AWS Glue: A High-Potential Extract, Transform, Load Service for Data-Driven Enterprises

By: Ankur Jain

Publish Date: February 21, 2024

As data volumes continue to surge, businesses face a significant challenge in efficiently consolidating information from diverse sources into a unified system. Many of them address this challenge with extract-transform-load (ETL) based cloud services. ETL has been a fundamental process for business intelligence for decades, and its adoption has only increased with the growth of data-driven decision-making and analytics.
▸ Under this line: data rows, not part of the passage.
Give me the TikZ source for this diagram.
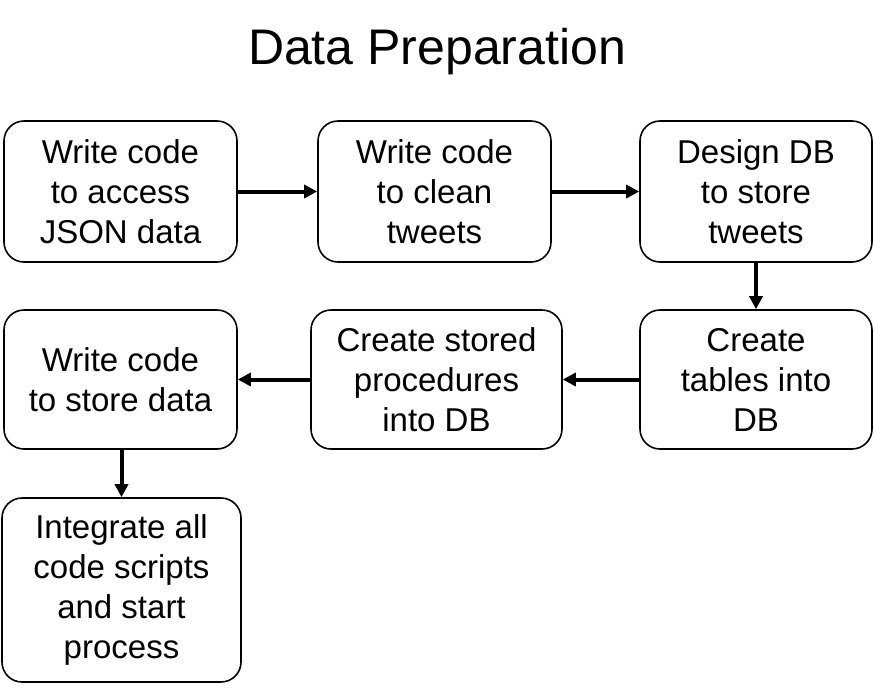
\documentclass[tikz,border=0pt]{standalone}
\usepackage{fontspec}
\setmainfont{Liberation Sans}
\usetikzlibrary{arrows.meta}
\begin{document}
\begin{tikzpicture}[x=1pt,y=-1pt,
  box/.style={draw, line width=1.6pt, rounded corners=20pt, align=center,
    inner sep=0pt, font=\fontsize{33}{40}\selectfont},
  flow/.style={line width=4pt, -{Triangle[length=13pt,width=13pt]}}]
\useasboundingbox (0,0) rectangle (874,691);
\node[anchor=base, font=\fontsize{50}{58}\selectfont] (title) at (437,64) {Data Preparation};
\node[box, minimum width=233pt, minimum height=141pt] (b1) at (120.5,191.5) {Write code\\to access\\JSON data};
\node[box, minimum width=233pt, minimum height=141pt] (b2) at (434.5,191.5) {Write code\\to clean\\tweets};
\node[box, minimum width=232pt, minimum height=141pt] (b3) at (756,191.5) {Design DB\\to store\\tweets};
\node[box, minimum width=232pt, minimum height=139pt] (b4) at (756,379.5) {Create\\tables into\\DB};
\node[box, minimum width=251pt, minimum height=139pt] (b5) at (436.5,379.5) {Create stored\\procedures\\into DB};
\node[box, minimum width=233pt, minimum height=139pt] (b6) at (120.5,379.5) {Write code\\to store data};
\node[box, minimum width=239pt, minimum height=184pt] (b7) at (121.5,590) {Integrate all\\code scripts\\and start\\process};
\draw[flow] (b1) -- (b2);
\draw[flow] (b2) -- (b3);
\draw[flow] (b3) -- (b4);
\draw[flow] (b4) -- (b5);
\draw[flow] (b5) -- (b6);
\draw[flow] (b6.south -| b7) -- (b7.north);
\end{tikzpicture}
\end{document}
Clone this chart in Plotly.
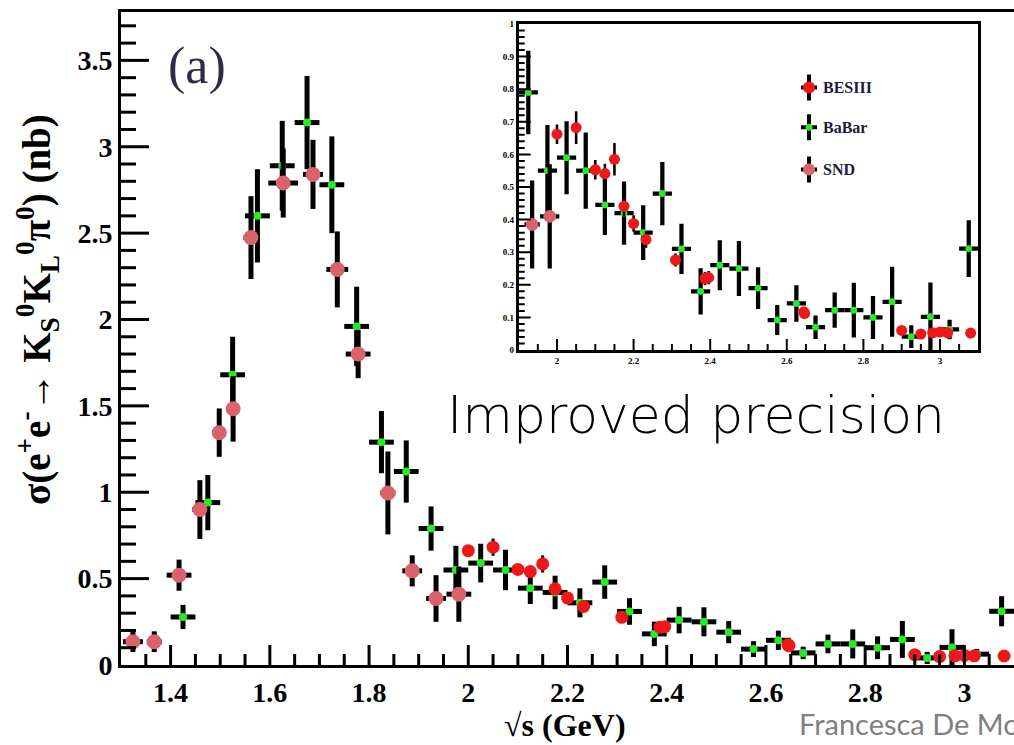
import numpy as np
import plotly.graph_objects as go

# ---------------- data ----------------
# BaBar: bin centres, cross section (nb), stat. error; bins are 50 MeV wide
babar_x = [1.425, 1.475, 1.525, 1.575, 1.625, 1.675, 1.725, 1.775, 1.825, 1.875,
           1.925, 1.975, 2.025, 2.075, 2.125, 2.175, 2.225, 2.275, 2.325, 2.375,
           2.425, 2.475, 2.525, 2.575, 2.625, 2.675, 2.725, 2.775, 2.825, 2.875,
           2.925, 2.975, 3.025, 3.075]
babar_y = [0.278, 0.94, 1.68, 2.60, 2.89, 3.14, 2.78, 1.96, 1.29, 1.12,
           0.79, 0.55, 0.59, 0.55, 0.445, 0.42, 0.36, 0.48, 0.31, 0.18,
           0.26, 0.25, 0.19, 0.092, 0.143, 0.07, 0.122, 0.122, 0.10, 0.148,
           0.041, 0.102, 0.063, 0.311]
babar_err = [0.07, 0.16, 0.22, 0.27, 0.26, 0.27, 0.28, 0.23, 0.18, 0.18,
             0.128, 0.14, 0.112, 0.117, 0.092, 0.097, 0.084, 0.097, 0.077, 0.071,
             0.077, 0.084, 0.064, 0.046, 0.056, 0.036, 0.054, 0.084, 0.066, 0.107,
             0.035, 0.105, 0.03, 0.087]
babar_halfbin = 0.025

# SND
snd_x = [1.324, 1.367, 1.417, 1.459, 1.498, 1.526, 1.562, 1.627, 1.687, 1.736,
         1.778, 1.838, 1.887, 1.935, 1.981]
snd_y = [0.135, 0.135, 0.52, 0.90, 1.345, 1.483, 2.474, 2.79, 2.84, 2.29,
         1.80, 0.996, 0.545, 0.385, 0.41]
snd_err = [0.06, 0.06, 0.09, 0.17, 0.14, 0.19, 0.24, 0.20, 0.20, 0.22,
           0.14, 0.24, 0.09, 0.135, 0.16]
snd_xerr = [0.02, 0.015, 0.025, 0.015, 0.0, 0.0, 0.015, 0.03, 0.02, 0.022,
            0.025, 0.015, 0.02, 0.02, 0.025]

# BESIII
bes_x = [2.000, 2.050, 2.100, 2.125, 2.150, 2.175, 2.200, 2.2324, 2.3094, 2.3864,
         2.396, 2.6444, 2.6464, 2.900, 2.950, 2.981, 3.000, 3.020, 3.080]
bes_y = [0.662, 0.682, 0.553, 0.541, 0.585, 0.441, 0.388, 0.339, 0.276, 0.219,
         0.222, 0.117, 0.112, 0.060, 0.049, 0.053, 0.055, 0.053, 0.052]
bes_err = [0.03, 0.05, 0.03, 0.03, 0.05, 0.03, 0.025, 0.025, 0.02, 0.02,
           0.02, 0.015, 0.015, 0.01, 0.01, 0.01, 0.01, 0.01, 0.01]

legend_names = ["BESIII", "BaBar", "SND"]

# tick labels
main_xticks = [1.4, 1.6, 1.8, 2.0, 2.2, 2.4, 2.6, 2.8, 3.0]
main_yticks = [0, 0.5, 1.0, 1.5, 2.0, 2.5, 3.0, 3.5]
ins_xticks = [2.0, 2.2, 2.4, 2.6, 2.8, 3.0]
ins_yticks = [0, 0.1, 0.2, 0.3, 0.4, 0.5, 0.6, 0.7, 0.8, 0.9, 1.0]

# ---------------- styling ----------------
RED = "rgb(238,24,24)"
GREEN = "rgb(40,235,40)"
SALMON = "rgb(218,98,108)"
SERIF = "Liberation Serif"

W, H = 1014, 745
L, R, T, B = 121, 0, 12, 80
PW, PH = W - L - R, H - T - B

MAIN_X = [1.3, 3.1]
MAIN_Y = [0, 3.78]
INS_X = [1.9, 3.1]
INS_Y = [0, 1]

ix0, ix1 = 518.7, 978.3
iy0, iy1 = 350, 24


def px_x(p):
    return (p - L) / PW


def px_y(p):
    return (H - B - p) / PH


def bold_labels(vals):
    return ["<b>%s</b>" % format(v, "g") for v in vals]


fig = go.Figure()


def tick_values(lo, hi, step):
    n0 = int(np.ceil(lo / step - 1e-6))
    n1 = int(np.floor(hi / step + 1e-6))
    return [round(k * step, 6) for k in range(n0, n1 + 1)]


def is_major(v, major):
    return abs(v / major - round(v / major)) < 1e-6


def add_ticks(xa, ya, rng_x, rng_y, w_px, h_px, xmaj, xmin_, ymaj, ymin_,
              xl, yl, width):
    """ROOT-style inside tick marks (major + minor)."""
    xs, ys = [], []
    per_py = (rng_y[1] - rng_y[0]) / h_px
    for v in tick_values(rng_x[0], rng_x[1], xmin_):
        if v <= rng_x[0] + 1e-6 or v >= rng_x[1] - 1e-6:
            continue
        ln = xl[0] if is_major(v, xmaj) else xl[1]
        xs += [v, v, None]
        ys += [rng_y[0], rng_y[0] + ln * per_py, None]
    per_px = (rng_x[1] - rng_x[0]) / w_px
    for v in tick_values(rng_y[0], rng_y[1], ymin_):
        if v <= rng_y[0] + 1e-6 or v >= rng_y[1] - 1e-6:
            continue
        ln = yl[0] if is_major(v, ymaj) else yl[1]
        xs += [rng_x[0], rng_x[0] + ln * per_px, None]
        ys += [v, v, None]
    fig.add_trace(go.Scatter(x=xs, y=ys, mode="lines", xaxis=xa, yaxis=ya,
                             line=dict(color="black", width=width),
                             hoverinfo="skip", showlegend=False))


def add_all(xa, ya, xmin, xmax, scale):
    bx = np.array(babar_x); by = np.array(babar_y); be = np.array(babar_err)
    m = (bx >= xmin) & (bx <= xmax)
    sx = np.array(snd_x); sy = np.array(snd_y); se = np.array(snd_err); sxe = np.array(snd_xerr)
    ms = (sx >= xmin) & (sx <= xmax)
    ex = np.array(bes_x); ey = np.array(bes_y); ee = np.array(bes_err)
    me = (ex >= xmin) & (ex <= xmax)
    th = 5 * scale
    fig.add_trace(go.Scatter(x=bx[m], y=by[m], mode="markers", xaxis=xa, yaxis=ya,
                             marker=dict(color=GREEN, size=8 * scale, symbol="circle"),
                             error_y=dict(type="data", array=be[m], color="black",
                                          thickness=th, width=0),
                             error_x=dict(type="constant", value=babar_halfbin, color="black",
                                          thickness=th, width=0),
                             name="BaBar", hoverinfo="skip"))
    fig.add_trace(go.Scatter(x=sx[ms], y=sy[ms], mode="markers", xaxis=xa, yaxis=ya,
                             marker=dict(color=SALMON, size=15 * scale),
                             error_y=dict(type="data", array=se[ms], color="black",
                                          thickness=th, width=0),
                             error_x=dict(type="data", array=sxe[ms], color="black",
                                          thickness=th, width=0),
                             name="SND"))
    fig.add_trace(go.Scatter(x=ex[me], y=ey[me], mode="markers", xaxis=xa, yaxis=ya,
                             marker=dict(color=RED, size=13 * scale),
                             error_y=dict(type="data", array=ee[me], color="black",
                                          thickness=3 * scale, width=0),
                             name="BESIII"))


add_all("x", "y", MAIN_X[0], MAIN_X[1], 1.0)
add_ticks("x", "y", MAIN_X, MAIN_Y, PW, PH, 0.2, 0.05, 0.5, 0.1, (20, 11), (28, 15), 3)
add_all("x2", "y2", INS_X[0], INS_X[1], 0.85)
add_ticks("x2", "y2", INS_X, INS_Y, ix1 - ix0, iy0 - iy1, 0.2, 0.05, 0.1, 0.02,
          (11, 6), (12, 6), 2)

tickfont_main = dict(family=SERIF, size=28, color="black")
tickfont_inset = dict(family=SERIF, size=9, color="black")

common = dict(showline=True, linecolor="black", showgrid=False, zeroline=False,
              ticks="", tickmode="array")
fig.update_layout(
    width=W, height=H,
    margin=dict(l=L, r=R, t=T, b=B),
    paper_bgcolor="white", plot_bgcolor="white",
    showlegend=False,
    xaxis=dict(range=MAIN_X, domain=[0, 1], anchor="y", linewidth=3, mirror=True,
               tickvals=main_xticks, ticktext=bold_labels(main_xticks),
               tickfont=tickfont_main, **common),
    yaxis=dict(range=MAIN_Y, domain=[0, 1], anchor="x", linewidth=3, mirror=False,
               tickvals=main_yticks, ticktext=bold_labels(main_yticks),
               tickfont=tickfont_main, **common),
    xaxis2=dict(range=INS_X, domain=[px_x(ix0), px_x(ix1)], anchor="y2", linewidth=3,
                mirror=True, tickvals=ins_xticks, ticktext=bold_labels(ins_xticks),
                tickfont=tickfont_inset, **common),
    yaxis2=dict(range=INS_Y, domain=[px_y(iy0), px_y(iy1)], anchor="x2", linewidth=3,
                mirror=True, tickvals=ins_yticks, ticktext=bold_labels(ins_yticks),
                tickfont=tickfont_inset, **common),
)

# ---------------- inset legend (drawn by hand, ROOT style) ----------------
shapes = []
leg_colors = [RED, GREEN, SALMON]
leg_y = [0.805, 0.683, 0.554]
leg_xc = 2.658
dx_px = (INS_X[1] - INS_X[0]) / (ix1 - ix0)
dy_px = (INS_Y[1] - INS_Y[0]) / (iy0 - iy1)
annotations = []
for name, col, yc in zip(legend_names, leg_colors, leg_y):
    shapes.append(dict(type="line", xref="x2", yref="y2", x0=leg_xc, x1=leg_xc,
                       y0=yc - 13 * dy_px, y1=yc + 13 * dy_px,
                       line=dict(color="black", width=4)))
    shapes.append(dict(type="line", xref="x2", yref="y2",
                       x0=leg_xc - 8 * dx_px, x1=leg_xc + 8 * dx_px, y0=yc, y1=yc,
                       line=dict(color="black", width=4)))
    r = 3.5 if name == "BaBar" else 6
    shapes.append(dict(type="circle", xref="x2", yref="y2",
                       x0=leg_xc - r * dx_px, x1=leg_xc + r * dx_px,
                       y0=yc - r * dy_px, y1=yc + r * dy_px,
                       fillcolor=col, line=dict(width=0)))
    annotations.append(dict(text="<b>" + name + "</b>", xref="x2", yref="y2",
                            x=leg_xc + 12 * dx_px, y=yc,
                            xanchor="left", yanchor="middle", showarrow=False,
                            font=dict(family=SERIF, size=16, color="#1c1c3a")))

# ---------------- titles and labels ----------------
annotations += [
    dict(text="<b>σ(e<sup>+</sup>e<sup>-</sup>→ K<sub>S</sub><sup>0</sup>K<sub>L</sub><sup>0</sup>π<sup>0</sup>) (nb)</b>",
         xref="paper", yref="paper", x=px_x(38), y=px_y(310), textangle=-90,
         xanchor="center", yanchor="middle", showarrow=False,
         font=dict(family=SERIF, size=39, color="black")),
    dict(text="<b>√s (GeV)</b>", xref="paper", yref="paper", x=px_x(565), y=px_y(725),
         xanchor="center", yanchor="middle", showarrow=False,
         font=dict(family=SERIF, size=32, color="black")),
    dict(text="(a)", xref="paper", yref="paper", x=px_x(197), y=px_y(66),
         xanchor="center", yanchor="middle", showarrow=False,
         font=dict(family=SERIF, size=52, color="#2c2c46")),
    dict(text="Improved precision", xref="paper", yref="paper", x=px_x(445), y=px_y(415),
         xanchor="left", yanchor="middle", showarrow=False,
         font=dict(family="DejaVu Sans", size=52, color="black", weight=200)),
    dict(text="Francesca De Mori", xref="paper", yref="paper", x=px_x(797), y=px_y(724),
         xanchor="left", yanchor="middle", showarrow=False,
         font=dict(family="Lato", size=29, color="#7f7f7f")),
]

fig.update_layout(shapes=shapes, annotations=annotations)
fig.write_html("out.html")
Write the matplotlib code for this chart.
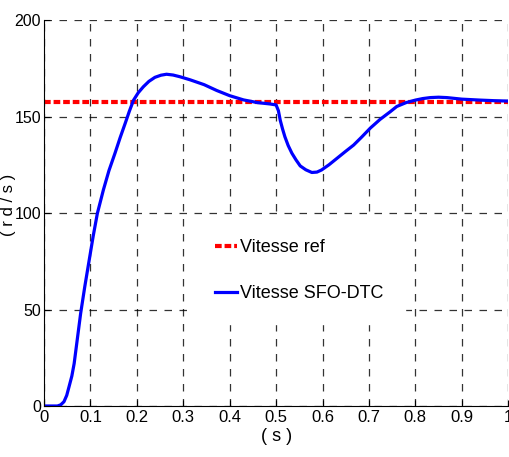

To mitigate this challenge, Amazon developed AWS Glue, a fully managed serverless ETL service that simplifies preparing, loading, enriching, and integrating data for reporting and analytics. It automates the tedious tasks of discovering data sources, transforming data formats, and loading data into data lakes or warehouses. Integral components of AWS Glue include:

  • Data catalog holds the metadata and data structure, enabling users to catalog data assets and make them available across all AWS analytics services.
  • Crawlers and classifiers identify data from various sources and utilize built-in or custom classifiers to retrieve data, creating or utilizing metadata tables predefined in the data catalog.
  • Job is a business logic that performs an ETL task and helps users execute the ETL in their pipeline in either Python or Scala.
  • Trigger automates ETL job execution based on predefined conditions or events. Triggers can be scheduled or set up to automatically start a Glue job in response to creating new data in Amazon S3 buckets or changes in AWS CloudWatch events.
  • Development endpoint builds a development environment to test, develop, and debug ETL job scripts.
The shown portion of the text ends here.